# Supplied information
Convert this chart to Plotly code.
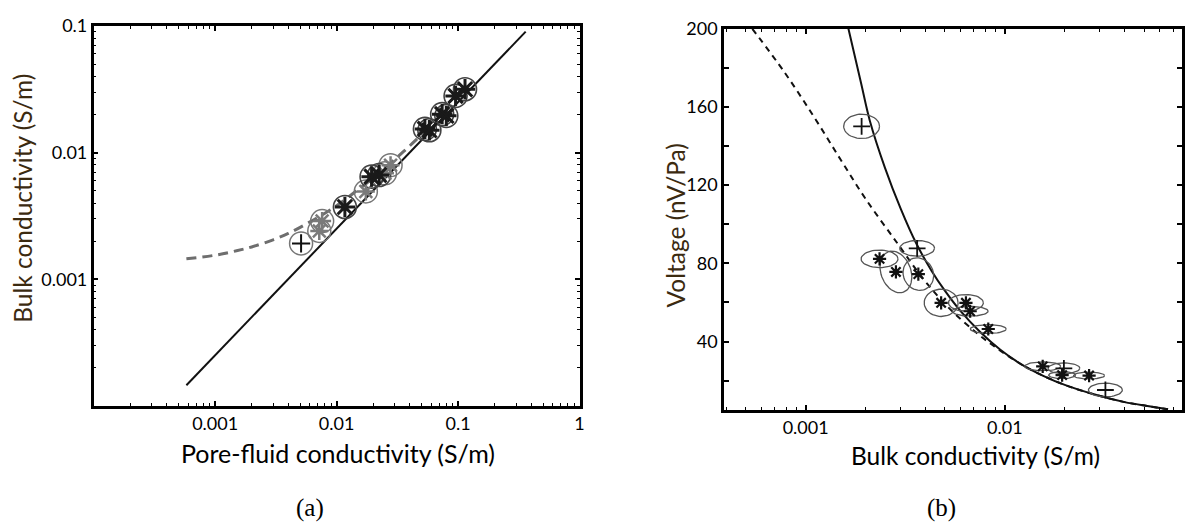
import math
import plotly.graph_objects as go

# ---------------- Panel (a) data ----------------
a_line_x = [0.00058, 0.36]
a_line_y = [0.000146, 0.090]
a_dash_x = [0.00058, 0.001, 0.0015, 0.002, 0.003, 0.004, 0.0055, 0.0075, 0.01, 0.015, 0.02, 0.03, 0.04, 0.055]
a_dash_y = [0.00145, 0.00155, 0.00168, 0.0018, 0.00205, 0.0023, 0.0027, 0.0032, 0.0038, 0.0051, 0.0063, 0.0088, 0.0113, 0.0151]
a_plus_x = [0.0051]
a_plus_y = [0.00192]
a_gray_x = [0.0076, 0.0072, 0.0174, 0.0250, 0.0278]
a_gray_y = [0.00288, 0.00241, 0.00494, 0.00686, 0.00796]
a_dark_x = [0.0117, 0.0194, 0.0224, 0.0533, 0.0580, 0.0739, 0.0800, 0.0953, 0.114]
a_dark_y = [0.00372, 0.00646, 0.00665, 0.01538, 0.0150, 0.0201, 0.0195, 0.0280, 0.0316]
a_xticks = [0.0001, 0.001, 0.01, 0.1, 1]
a_xtext = ["", "0.001", "0.01", "0.1", "1"]
a_yticks = [0.0001, 0.001, 0.01, 0.1]
a_ytext = ["", "0.001", "0.01", "0.1"]

# ---------------- Panel (b) data ----------------
b_solid_x = [0.00164, 0.0019, 0.0021, 0.0025, 0.003, 0.0036, 0.0043, 0.005, 0.006, 0.0075, 0.0095,
             0.012, 0.0155, 0.02, 0.028, 0.04, 0.052, 0.066]
b_solid_y = [200, 172, 153, 129, 108, 90, 76, 66, 55.5, 45, 35.8, 28.6, 22.6, 17.8, 13, 9, 7, 5.3]
b_dash_x = [0.00054, 0.00078, 0.0011, 0.0015, 0.002, 0.0029, 0.0039, 0.0052, 0.0073, 0.0093, 0.012,
            0.0155, 0.02, 0.028, 0.04, 0.052, 0.066]
b_dash_y = [200, 178, 155, 133, 113, 90, 72, 57.5, 44, 36, 28.5, 22.6, 17.8, 13, 9, 7, 5.3]
b_plus_x = [0.00191, 0.00363, 0.0198, 0.0320]
b_plus_y = [150.1, 87.7, 26.3, 15.2]
b_ast_x = [0.00235, 0.00284, 0.00368, 0.00479, 0.00638, 0.0067, 0.00826, 0.0155, 0.0194, 0.0265]
b_ast_y = [82.3, 75.6, 74.5, 59.8, 59.8, 55.5, 46.4, 27.3, 22.8, 22.6]
b_xticks = [0.001, 0.01]
b_xtext = ["0.001", "0.01"]
b_yticks = [20, 40, 60, 80, 100, 120, 140, 160, 180, 200]
b_ytext = ["", "40", "", "80", "", "120", "", "160", "", "200"]

# error-ellipse sizes (pixels) and tilt (degrees) for panel (b)
b_plus_ew = [36, 35, 32, 34]
b_plus_eh = [25, 16, 11, 14]
b_plus_ea = [0, 0, 0, 0]
b_ast_ew = [37, 30, 30, 34, 35, 36, 36, 36, 27, 31]
b_ast_eh = [18, 44, 34, 28, 17, 10, 9, 9, 7, 7]
b_ast_ea = [0, 20, 25, 0, 0, 0, 0, 0, 0, 0]

W, H = 1193, 528
OFF = 8  # page body margin offset
FONT = "Lato"
TITLE_COLOR = "#3b2a10"


def fx(px):
    return (px - OFF) / W


def fy(py):
    return 1 - (py - OFF) / H


# panel geometry (target pixels in the photographed page)
A_L, A_R, A_T, A_B = 94, 582, 14, 403
B_L, B_R, B_T, B_B = 727, 1187, 17, 407
B_XR = [-3.41, -1.11]
B_YR = [5, 200]
PX_PER_DEC_B = (B_R - B_L) / (B_XR[1] - B_XR[0])
PX_PER_UNIT_B = (B_B - B_T) / (B_YR[1] - B_YR[0])

fig = go.Figure()

# ---- panel a traces
fig.add_trace(go.Scatter(x=a_dash_x, y=a_dash_y, mode="lines", line=dict(color="#6e6e6e", width=3, dash="10px,6px"),
                         line_shape="spline", xaxis="x", yaxis="y", hoverinfo="skip"))
fig.add_trace(go.Scatter(x=a_line_x, y=a_line_y, mode="lines", line=dict(color="#111", width=2),
                         xaxis="x", yaxis="y", hoverinfo="skip"))
fig.add_trace(go.Scatter(x=a_gray_x + a_plus_x, y=a_gray_y + a_plus_y, mode="markers",
                         marker=dict(symbol="circle-open", size=23, color="#777", line=dict(width=1.5)),
                         xaxis="x", yaxis="y", hoverinfo="skip"))
fig.add_trace(go.Scatter(x=a_dark_x, y=a_dark_y, mode="markers",
                         marker=dict(symbol="circle-open", size=23, color="#444", line=dict(width=1.6)),
                         xaxis="x", yaxis="y", hoverinfo="skip"))
fig.add_trace(go.Scatter(x=a_gray_x, y=a_gray_y, mode="markers",
                         marker=dict(symbol="asterisk-open", size=15, color="#7a7a7a", line=dict(width=2.5)),
                         xaxis="x", yaxis="y", hoverinfo="skip"))
fig.add_trace(go.Scatter(x=a_dark_x, y=a_dark_y, mode="markers",
                         marker=dict(symbol="asterisk-open", size=17, color="#1a1a1a", line=dict(width=3)),
                         xaxis="x", yaxis="y", hoverinfo="skip"))
fig.add_trace(go.Scatter(x=a_dark_x, y=a_dark_y, mode="markers",
                         marker=dict(symbol="x-thin-open", size=12, color="#1a1a1a", line=dict(width=2)),
                         xaxis="x", yaxis="y", hoverinfo="skip"))
fig.add_trace(go.Scatter(x=a_plus_x, y=a_plus_y, mode="markers",
                         marker=dict(symbol="cross-thin-open", size=13, color="#111", line=dict(width=2)),
                         xaxis="x", yaxis="y", hoverinfo="skip"))

# ---- panel b traces
fig.add_trace(go.Scatter(x=b_dash_x, y=b_dash_y, mode="lines", line=dict(color="#111", width=2, dash="6px,5px"),
                         line_shape="spline", xaxis="x2", yaxis="y2", hoverinfo="skip"))
fig.add_trace(go.Scatter(x=b_solid_x, y=b_solid_y, mode="lines", line=dict(color="#111", width=2),
                         line_shape="spline", xaxis="x2", yaxis="y2", hoverinfo="skip"))

# error ellipses (drawn in data space of the log/linear axes)
ex, ey = [], []
N = 48
for xs, ys, ws, hs, angs in [(b_plus_x, b_plus_y, b_plus_ew, b_plus_eh, b_plus_ea),
                             (b_ast_x, b_ast_y, b_ast_ew, b_ast_eh, b_ast_ea)]:
    for xc, yc, w, h, ang in zip(xs, ys, ws, hs, angs):
        th = math.radians(ang)
        for i in range(N + 1):
            t = 2 * math.pi * i / N
            dx = (w / 2) * math.cos(t) * math.cos(th) - (h / 2) * math.sin(t) * math.sin(th)
            dy = (w / 2) * math.cos(t) * math.sin(th) + (h / 2) * math.sin(t) * math.cos(th)
            ex.append(xc * 10 ** (dx / PX_PER_DEC_B))
            ey.append(yc + dy / PX_PER_UNIT_B)
        ex.append(None)
        ey.append(None)
fig.add_trace(go.Scatter(x=ex, y=ey, mode="lines", line=dict(color="#555", width=1.3),
                         xaxis="x2", yaxis="y2", hoverinfo="skip"))

fig.add_trace(go.Scatter(x=b_ast_x, y=b_ast_y, mode="markers",
                         marker=dict(symbol="asterisk-open", size=11, color="#111", line=dict(width=2.2)),
                         xaxis="x2", yaxis="y2", hoverinfo="skip"))
fig.add_trace(go.Scatter(x=b_plus_x, y=b_plus_y, mode="markers",
                         marker=dict(symbol="cross-thin-open", size=12, color="#111", line=dict(width=1.8)),
                         xaxis="x2", yaxis="y2", hoverinfo="skip"))


def minor_vals(lo, hi):
    vals = []
    d = 10.0 ** lo
    while d < 10.0 ** hi:
        for k in range(2, 10):
            vals.append(round(d * k, 12))
        d *= 10
    return vals


axis_common = dict(showline=True, linecolor="black", linewidth=2.5, mirror="ticks", ticks="inside",
                   ticklen=5, tickwidth=1.5, tickcolor="black", showgrid=False, zeroline=False,
                   ticklabeloverflow="allow",
                   tickfont=dict(family=FONT, size=18, color="black"))
minor_common = dict(tickmode="array", ticks="inside", ticklen=3, tickwidth=1.3, tickcolor="black", showgrid=False)

fig.update_layout(
    width=W, height=H, margin=dict(l=0, r=0, t=0, b=0),
    paper_bgcolor="white", plot_bgcolor="white", showlegend=False,
    xaxis=dict(type="log", range=[-4, 0], domain=[fx(A_L), fx(A_R)], anchor="y",
               tickmode="array", tickvals=a_xticks, ticktext=a_xtext,
               minor=dict(tickvals=minor_vals(-4, 0), **minor_common), **axis_common),
    yaxis=dict(type="log", range=[-4, -1], domain=[fy(A_B), fy(A_T)], anchor="x",
               tickmode="array", tickvals=a_yticks, ticktext=a_ytext,
               minor=dict(tickvals=minor_vals(-4, -1), **minor_common), **axis_common),
    xaxis2=dict(type="log", range=B_XR, domain=[fx(B_L), fx(B_R)], anchor="y2",
                tickmode="array", tickvals=b_xticks, ticktext=b_xtext,
                minor=dict(tickvals=minor_vals(-4, -1), **minor_common), **axis_common),
    yaxis2=dict(range=B_YR, domain=[fy(B_B), fy(B_T)], anchor="x2",
                tickmode="array", tickvals=b_yticks, ticktext=b_ytext, **axis_common),
)

ann = [
    dict(text="Pore-fluid conductivity (S/m)", x=fx(339), y=fy(451), font=dict(family=FONT, size=25, color="black")),
    dict(text="Bulk conductivity (S/m)", x=fx(23), y=fy(190), textangle=-90,
         font=dict(family=FONT, size=24.5, color=TITLE_COLOR)),
    dict(text="Bulk conductivity (S/m)", x=fx(980), y=fy(454), font=dict(family=FONT, size=24.5, color="black")),
    dict(text="Voltage (nV/Pa)", x=fx(678), y=fy(218), textangle=-90,
         font=dict(family=FONT, size=24.5, color=TITLE_COLOR)),
    dict(text="(a)", x=fx(311), y=fy(507), font=dict(family="Liberation Serif", size=25, color="black")),
    dict(text="(b)", x=fx(945), y=fy(507), font=dict(family="Liberation Serif", size=25, color="black")),
]
for a in ann:
    a.update(xref="paper", yref="paper", showarrow=False, xanchor="center", yanchor="middle", borderpad=0)
fig.update_layout(annotations=ann)

fig.write_html("out.html")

# The problem
Begin at the first line of the material and copy each line exactly through the one containing "import plotly.graph_objects as go". Omit pictures.

# Finished exercise
Convert this chart to Plotly code.
import math
import plotly.graph_objects as go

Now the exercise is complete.